A maintes reprises, dans les querelles littéraires du XVIIe siècle, les écrivains opposeront aux théoriciens ce même argument, qui à leurs yeux anéantit toutes les critiques: le principe de plaisir. Le public a apprécié et sa satisfaction disqualifie les tracasseries pédantes, les censures chagrines. Comme Molière, Corneille revendique l'avantage du praticien, qui, intuitivement, connaît les mécanismes du plaisir et sait parler à l'imagination. Enchantés par "l'éclat" de la pièce, les spectateurs se sont laissés ravir et ont ainsi démontré que l'espace du théâtre, le moment magique de la représentation, échappant à l'analyse rationnelle, disqualifient la pertinence des règles. L'esprit souffle, la sympathie opère, et cela suffit.

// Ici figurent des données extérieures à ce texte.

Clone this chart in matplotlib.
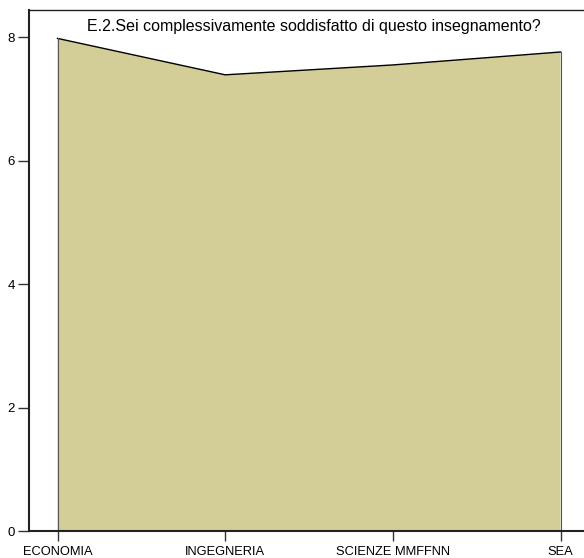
import matplotlib
matplotlib.use("Agg")
import matplotlib.pyplot as plt

plt.rcParams['font.family'] = ['Liberation Sans', 'DejaVu Sans']

# dati
facolta = ["ECONOMIA", "INGEGNERIA", "SCIENZE MMFFNN", "SEA"]
soddisfazione = [7.98, 7.39, 7.55, 7.76]
y_ticks = [0, 2, 4, 6, 8]
titolo = "E.2.Sei complessivamente soddisfatto di questo insegnamento?"

fig = plt.figure(figsize=(5.84, 5.58), dpi=100)
ax = fig.add_axes([29 / 584, 27 / 558, 1 - 29 / 584, (531 - 10) / 558])

x = list(range(len(facolta)))
ax.fill_between(x, 0, soddisfazione, color="#D3CD98", edgecolor="none")
ax.plot(x, soddisfazione, color="black", lw=1.0)
ax.plot([x[0], x[0]], [0, soddisfazione[0]], color="#555555", lw=0.8)
ax.plot([x[-1], x[-1]], [0, soddisfazione[-1]], color="#555555", lw=0.8)

ax.set_xlim(-0.17, 3.14)
ax.set_ylim(0, 8.44)
ax.set_xticks(x)
ax.set_xticklabels(facolta, fontsize=9.3)
ax.set_yticks(y_ticks)
ax.set_yticklabels([str(v) for v in y_ticks], fontsize=9.5)
ax.tick_params(axis="x", direction="out", length=7, width=1, color="#333333", pad=4)
ax.tick_params(axis="y", direction="out", length=8, width=1, color="#333333", pad=2)

ax.spines["right"].set_visible(False)
ax.spines["left"].set_linewidth(1.5)
ax.spines["bottom"].set_linewidth(1.5)
ax.spines["top"].set_linewidth(1.0)
for s in ax.spines.values():
    s.set_color("#222222")

fig.text(314 / 584, 1 - 26 / 558, titolo, ha="center", va="center", fontsize=11.5)

fig.savefig("out.png", dpi=100)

Quand venait le tour, aux actes III et V, des visites amoureuses âprement contestées, "il s'élevait, rapporte Corneille, un certain frémissement dans l'Assemblée, qui marquait une curiosité merveilleuse, et un redoublement d'attention pour ce qu'ils avaient à se dire dans un état si pitoyable". La folle expression du désir et la violence des sentiments créent donc une sorte de magnétisme, qui porte l'expérience esthétique à son niveau le plus élevé. L'émotion des personnages se communique aux auditeurs et les transfigure. Un charme opère, qui ressemble à ce que les théoriciens appellent le sublime – une expérience esthétique extraordinaire, inexplicable et insurpassable.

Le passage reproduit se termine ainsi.